Protestos convulsionam o Egito

A onda de protestos contra o presidente Hosni Mubarak, iniciados em 25 de janeiro, tomou nova dimensão no dia 29. O governo havia tentado impedir a mobilização cortando a internet, mas a medida não surtiu efeito. O líder então enviou tanques às ruas e anunciou um toque de recolher - ignorado pela população - e disse que não renunciaria. Além disso, defendeu a repressão e anunciou um novo governo, que buscaria "reformas democráticas". A declaração foi seguida de um pronunciamento de Barack Obama, que pediu a Mubarak que fizesse valer sua promessa de democracia.

O governo encabeçado pelo premiê Ahmed Nazif confirmou sua renúncia na manhã de sábado. Passaram a fazer parte do novo governo o premiê Ahmed Shafiq, general que até então ocupava o cargo de Ministro de Aviação Civil, e o também general Omar Suleiman, que inaugura o cargo de vice-presidente do Egito - posto inexistente no país desde o início do governo de Mubarak, em 1981. No domingo, o presidente egípcio se reuniu com militares e anunciou o retorno da política antimotins. A emissora Al Jazeera, que vinha cobrindo de perto os tumultos, foi impedida de funcionar.

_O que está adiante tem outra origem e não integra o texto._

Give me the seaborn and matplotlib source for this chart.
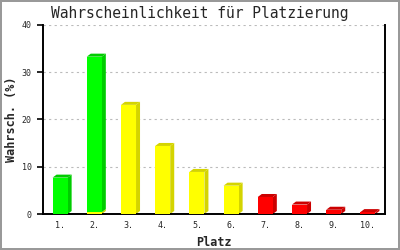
import matplotlib
matplotlib.use("Agg")
import matplotlib.pyplot as plt
import matplotlib.patches as mpatches
import seaborn as sns
import pandas as pd
import numpy as np

places = ["1.", "2.", "3.", "4.", "5.", "6.", "7.", "8.", "9.", "10."]
green = [7.7, 32.9, 0, 0, 0, 0, 0, 0, 0, 0]
yellow = [0, 0.4, 23.1, 14.4, 8.9, 6.0, 0, 0, 0, 0]
red = [0, 0, 0, 0, 0, 0, 3.6, 2.0, 0.9, 0.4]
yticks = [0, 10, 20, 30, 40]

title = "Wahrscheinlichkeit für Platzierung"
xlabel = "Platz"
ylabel = "Wahrsch. (%)"

sns.set_theme(style="white")
plt.rcParams["font.family"] = ["DejaVu Sans Mono", "DejaVu Sans"]

fig = plt.figure(figsize=(4, 2.5), dpi=100)
ax = fig.add_axes([43 / 400, 36 / 250, 342 / 400, 189 / 250])

# grey frame around the whole image (2 px)
fig.patches.append(mpatches.Rectangle((1 / 400, 1 / 250), 398 / 400, 248 / 250,
                                      transform=fig.transFigure, fill=False,
                                      edgecolor="#999999", linewidth=1.44,
                                      zorder=10))

df = pd.DataFrame({"Platz": places, "green": green, "yellow": yellow, "red": red})
df["gy"] = df["yellow"] + df["green"]

front = {"yellow": "#ffff00", "green": "#00ff00", "red": "#ff0000"}
side = {"yellow": "#d4d400", "green": "#00cc00", "red": "#cc0000"}

sns.barplot(data=df, x="Platz", y="gy", color=front["green"], width=0.44,
            saturation=1, ax=ax, zorder=3, linewidth=0)
sns.barplot(data=df, x="Platz", y="yellow", color=front["yellow"], width=0.44,
            saturation=1, ax=ax, zorder=3, linewidth=0)
sns.barplot(data=df, x="Platz", y="red", color=front["red"], width=0.44,
            saturation=1, ax=ax, zorder=3, linewidth=0)

ax.set_xlim(-0.5, 9.5)
ax.set_ylim(0, 40)
ax.set_yticks(yticks)

# 3D side and top faces
fig.canvas.draw()
inv = ax.transData.inverted()
p0 = inv.transform((0, 0))
p1 = inv.transform((4, 3))
dx, dy = p1[0] - p0[0], p1[1] - p0[1]

segments = []
for i in range(len(places)):
    base = 0.0
    for key, vals in (("yellow", yellow), ("green", green), ("red", red)):
        v = vals[i]
        if v <= 0:
            continue
        segments.append((i, base, base + v, key))
        base += v

tops = {}
for i, b0, b1, key in segments:
    tops[i] = max(tops.get(i, 0), b1)

for i, b0, b1, key in segments:
    x0, x1 = i - 0.22, i + 0.22
    sidepoly = [(x1, b0), (x1 + dx, b0 + dy), (x1 + dx, b1 + dy), (x1, b1)]
    ax.add_patch(mpatches.Polygon(sidepoly, closed=True, color=side[key],
                                  lw=0, zorder=2))
    if abs(b1 - tops[i]) < 1e-9:
        toppoly = [(x0, b1), (x0 + dx, b1 + dy), (x1 + dx, b1 + dy), (x1, b1)]
        ax.add_patch(mpatches.Polygon(toppoly, closed=True, color=side[key],
                                      lw=0, zorder=2))

ax.grid(axis="y", color="#bbbbbb", linestyle=(0, (2, 3)), linewidth=0.8, zorder=0)
ax.grid(axis="x", visible=False)

for s in ["left", "bottom", "right"]:
    ax.spines[s].set_visible(True)
    ax.spines[s].set_color("black")
    ax.spines[s].set_linewidth(1.4)
ax.spines["top"].set_visible(False)

ax.tick_params(axis="y", length=4, width=1.4, direction="out", left=True,
               labelsize=6, pad=4)
ax.tick_params(axis="x", length=0, labelsize=6, pad=5)

ax.set_xlabel(xlabel, fontsize=8.5, fontweight="bold", labelpad=4)
ax.set_ylabel(ylabel, fontsize=8.5, fontweight="bold")
ax.yaxis.set_label_coords(-25 / 342, 0.5)
fig.text(0.5, 0.945, title, fontsize=10.5, ha="center", va="center")

fig.savefig("out.png", dpi=100)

Enquanto isso, a oposição segue se articulando em direção a um possível novo governo para o país. Em um dos momentos mais marcantes desde o início dos protestos, ElBaradei discursou na praça Tahrir e garantiu que "a mudança chegará" para o Egito. Na segunda-feira, o principal grupo opositor, os Irmãos Muçulmanos, disse que não vão dialogar com o novo governo. Depois de um domingo sem enfrentamentos, os organizadores dos protestos convocaram uma enorme mobilização para a terça, dia 1º de fevereiro. Uma semana após o início dos protestos, a alta comissária da ONU para os Direitos Humanos, Navi Pillay, disse que informações não confirmadas sugerem que até 300 pessoas podem ter morrido e que há mais de 3 mil feridos do país.